**WRITTEN PROBLEM**
Can you output the material exactly as written, minus any pictures it holds?

==============================

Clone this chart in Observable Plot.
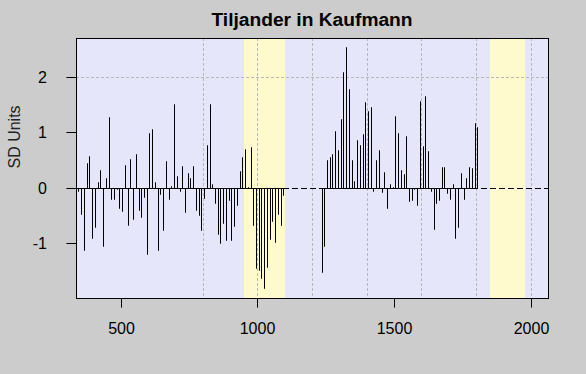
<!DOCTYPE html>
<html>
<head>
<meta charset="utf-8">
<script src="https://cdn.jsdelivr.net/npm/d3@7"></script>
<script src="https://cdn.jsdelivr.net/npm/@observablehq/plot@0.6"></script>
<style>
  html, body { margin: 0; padding: 0; background: #cccccc; }
  #wrap { position: relative; width: 586px; height: 374px; background: #cccccc; overflow: hidden; }
  #title { position: absolute; left: 0; top: 10px; width: 624px; text-align: center;
           font-family: "Liberation Sans", Arial, sans-serif; font-weight: bold; font-size: 19.2px;
           line-height: 19.2px; color: #000; }
  svg { display: block; }
</style>
</head>
<body>
<div id="wrap"><div id="title">Tiljander in Kaufmann</div></div>
<script>
// Decadal values (SD units), first segment
const years1 = [335,345,355,365,375,385,395,405,415,425,
  435,445,455,465,475,485,495,505,515,525,
  535,545,555,565,575,585,595,605,615,625,
  635,645,655,665,675,685,695,705,715,725,
  735,745,755,765,775,785,795,805,815,825,
  835,845,855,865,875,885,895,905,915,925,
  935,945,955,965,975,985,995,1005,1015,1025,
  1035,1045,1055,1065,1075,1085,1095];
const values1 = [-0.05,-0.06,-0.48,-1.12,0.44,0.57,-0.91,-0.71,0.10,0.32,
  -1.06,0.17,1.28,-0.21,-0.21,-0.03,-0.36,-0.42,0.42,-0.67,
  0.52,-0.57,0.61,-0.41,-0.52,-0.17,-1.19,0.99,1.06,0.11,
  -1.12,-0.12,-0.76,0.48,-0.20,0.04,1.52,0.22,-0.06,0.40,
  -0.44,0.27,0.17,0.40,-0.41,-0.50,-0.77,-0.19,0.77,1.52,
  0.07,-0.27,-0.83,-1.00,-0.64,-0.95,-0.23,-0.95,-0.70,-0.32,
  0.30,0.55,0.70,0.02,0.73,-0.68,-1.45,-1.48,-1.64,-1.82,
  -1.44,-0.92,-0.61,-0.99,-0.48,-0.68,-0.13];
// second segment (after the gap)
const years2 = [1235,1245,1255,1265,1275,1285,1295,1305,1315,1325,
  1335,1345,1355,1365,1375,1385,1395,1405,1415,1425,
  1435,1445,1455,1465,1475,1485,1495,1505,1515,1525,
  1535,1545,1555,1565,1575,1585,1595,1605,1615,1625,
  1635,1645,1655,1665,1675,1685,1695,1705,1715,1725,
  1735,1745,1755,1765,1775,1785,1795,1805];
const values2 = [-1.53,-1.06,0.50,0.55,0.61,1.02,0.69,1.24,2.10,2.54,
  1.79,0.50,0.13,0.87,0.77,0.97,1.55,1.39,1.46,-0.06,
  0.51,0.69,-0.08,0.28,-0.37,0.07,0.02,1.30,0.99,0.32,
  0.24,0.93,-0.24,-0.22,-0.03,-0.32,1.57,0.75,1.66,0.66,
  -0.06,-0.75,-0.27,-0.22,0.37,0.37,-0.09,-0.21,0.07,-0.91,
  -0.71,0.26,-0.20,0.18,0.37,0.35,1.17,1.10];

const bandStart = [950, 1850];
const bandEnd = [1100, 1980];
const gridYears = [800, 1000, 1200, 1400, 1600, 1800, 2000];
const gridLevels = [2];
const xTicks = [500, 1000, 1500, 2000];
const yTicks = [-1, 0, 1, 2];

// spike path: (x,0) -> (x,v) -> (x,0) for each decade, per segment
const spikes = [];
[[years1, values1, 1], [years2, values2, 2]].forEach(([ys, vs, seg]) => {
  ys.forEach((yr, i) => {
    spikes.push({x: yr, y: 0, seg});
    spikes.push({x: yr, y: vs[i], seg});
    spikes.push({x: yr, y: 0, seg});
  });
});
const bands = bandStart.map((s, i) => ({start: s, end: bandEnd[i]}));

const chart = Plot.plot({
  width: 586,
  height: 374,
  marginLeft: 76,
  marginRight: 38,
  marginTop: 38,
  marginBottom: 76,
  x: {domain: [336, 2064], round: true},
  y: {domain: [-1.994, 2.709], round: true},
  style: {background: "transparent", color: "black", fontFamily: "'Liberation Sans', Arial, sans-serif", fontSize: "16px"},
  marks: [
    Plot.frame({fill: "#E6E6FA", stroke: "none"}),
    Plot.rect(bands, {x1: "start", x2: "end", fill: "#FFFACD"}),
    Plot.ruleX(gridYears, {stroke: "#b8b8b8", strokeDasharray: "3,2"}),
    Plot.ruleY(gridLevels, {stroke: "#b8b8b8", strokeDasharray: "3,2"}),
    Plot.ruleY([0], {stroke: "black", strokeDasharray: "6,3"}),
    Plot.line(spikes, {x: "x", y: "y", z: "seg", stroke: "black", strokeWidth: 1,
      strokeLinecap: "butt", strokeLinejoin: "miter", clip: true}),
    Plot.frame({stroke: "black", strokeWidth: 1}),
    Plot.axisX({ticks: xTicks, tickSize: 9.6, tickPadding: 15, tickFormat: d => String(d),
      label: null, fontSize: 16}),
    Plot.axisY({ticks: yTicks, tickSize: 9.6, tickPadding: 20, tickFormat: d => String(d),
      label: null, fontSize: 16}),
    Plot.text(["SD Units"], {frameAnchor: "left", dx: -62, rotate: -90, fontSize: 16, fill: "#222"})
  ]
});
document.getElementById("wrap").appendChild(chart);
</script>
</body>
</html>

==============================

**SOLVED PROBLEM**
Clone this chart in Observable Plot.
<!DOCTYPE html>
<html>
<head>
<meta charset="utf-8">
<script src="https://cdn.jsdelivr.net/npm/d3@7"></script>
<script src="https://cdn.jsdelivr.net/npm/@observablehq/plot@0.6"></script>
<style>
  html, body { margin: 0; padding: 0; background: #cccccc; }
  #wrap { position: relative; width: 586px; height: 374px; background: #cccccc; overflow: hidden; }
  #title { position: absolute; left: 0; top: 10px; width: 624px; text-align: center;
           font-family: "Liberation Sans", Arial, sans-serif; font-weight: bold; font-size: 19.2px;
           line-height: 19.2px; color: #000; }
  svg { display: block; }
</style>
</head>
<body>
<div id="wrap"><div id="title">Tiljander in Kaufmann</div></div>
<script>
// Decadal values (SD units), first segment
const years1 = [335,345,355,365,375,385,395,405,415,425,
  435,445,455,465,475,485,495,505,515,525,
  535,545,555,565,575,585,595,605,615,625,
  635,645,655,665,675,685,695,705,715,725,
  735,745,755,765,775,785,795,805,815,825,
  835,845,855,865,875,885,895,905,915,925,
  935,945,955,965,975,985,995,1005,1015,1025,
  1035,1045,1055,1065,1075,1085,1095];
const values1 = [-0.05,-0.06,-0.48,-1.12,0.44,0.57,-0.91,-0.71,0.10,0.32,
  -1.06,0.17,1.28,-0.21,-0.21,-0.03,-0.36,-0.42,0.42,-0.67,
  0.52,-0.57,0.61,-0.41,-0.52,-0.17,-1.19,0.99,1.06,0.11,
  -1.12,-0.12,-0.76,0.48,-0.20,0.04,1.52,0.22,-0.06,0.40,
  -0.44,0.27,0.17,0.40,-0.41,-0.50,-0.77,-0.19,0.77,1.52,
  0.07,-0.27,-0.83,-1.00,-0.64,-0.95,-0.23,-0.95,-0.70,-0.32,
  0.30,0.55,0.70,0.02,0.73,-0.68,-1.45,-1.48,-1.64,-1.82,
  -1.44,-0.92,-0.61,-0.99,-0.48,-0.68,-0.13];
// second segment (after the gap)
const years2 = [1235,1245,1255,1265,1275,1285,1295,1305,1315,1325,
  1335,1345,1355,1365,1375,1385,1395,1405,1415,1425,
  1435,1445,1455,1465,1475,1485,1495,1505,1515,1525,
  1535,1545,1555,1565,1575,1585,1595,1605,1615,1625,
  1635,1645,1655,1665,1675,1685,1695,1705,1715,1725,
  1735,1745,1755,1765,1775,1785,1795,1805];
const values2 = [-1.53,-1.06,0.50,0.55,0.61,1.02,0.69,1.24,2.10,2.54,
  1.79,0.50,0.13,0.87,0.77,0.97,1.55,1.39,1.46,-0.06,
  0.51,0.69,-0.08,0.28,-0.37,0.07,0.02,1.30,0.99,0.32,
  0.24,0.93,-0.24,-0.22,-0.03,-0.32,1.57,0.75,1.66,0.66,
  -0.06,-0.75,-0.27,-0.22,0.37,0.37,-0.09,-0.21,0.07,-0.91,
  -0.71,0.26,-0.20,0.18,0.37,0.35,1.17,1.10];

const bandStart = [950, 1850];
const bandEnd = [1100, 1980];
const gridYears = [800, 1000, 1200, 1400, 1600, 1800, 2000];
const gridLevels = [2];
const xTicks = [500, 1000, 1500, 2000];
const yTicks = [-1, 0, 1, 2];

// spike path: (x,0) -> (x,v) -> (x,0) for each decade, per segment
const spikes = [];
[[years1, values1, 1], [years2, values2, 2]].forEach(([ys, vs, seg]) => {
  ys.forEach((yr, i) => {
    spikes.push({x: yr, y: 0, seg});
    spikes.push({x: yr, y: vs[i], seg});
    spikes.push({x: yr, y: 0, seg});
  });
});
const bands = bandStart.map((s, i) => ({start: s, end: bandEnd[i]}));

const chart = Plot.plot({
  width: 586,
  height: 374,
  marginLeft: 76,
  marginRight: 38,
  marginTop: 38,
  marginBottom: 76,
  x: {domain: [336, 2064], round: true},
  y: {domain: [-1.994, 2.709], round: true},
  style: {background: "transparent", color: "black", fontFamily: "'Liberation Sans', Arial, sans-serif", fontSize: "16px"},
  marks: [
    Plot.frame({fill: "#E6E6FA", stroke: "none"}),
    Plot.rect(bands, {x1: "start", x2: "end", fill: "#FFFACD"}),
    Plot.ruleX(gridYears, {stroke: "#b8b8b8", strokeDasharray: "3,2"}),
    Plot.ruleY(gridLevels, {stroke: "#b8b8b8", strokeDasharray: "3,2"}),
    Plot.ruleY([0], {stroke: "black", strokeDasharray: "6,3"}),
    Plot.line(spikes, {x: "x", y: "y", z: "seg", stroke: "black", strokeWidth: 1,
      strokeLinecap: "butt", strokeLinejoin: "miter", clip: true}),
    Plot.frame({stroke: "black", strokeWidth: 1}),
    Plot.axisX({ticks: xTicks, tickSize: 9.6, tickPadding: 15, tickFormat: d => String(d),
      label: null, fontSize: 16}),
    Plot.axisY({ticks: yTicks, tickSize: 9.6, tickPadding: 20, tickFormat: d => String(d),
      label: null, fontSize: 16}),
    Plot.text(["SD Units"], {frameAnchor: "left", dx: -62, rotate: -90, fontSize: 16, fill: "#222"})
  ]
});
document.getElementById("wrap").appendChild(chart);
</script>
</body>
</html>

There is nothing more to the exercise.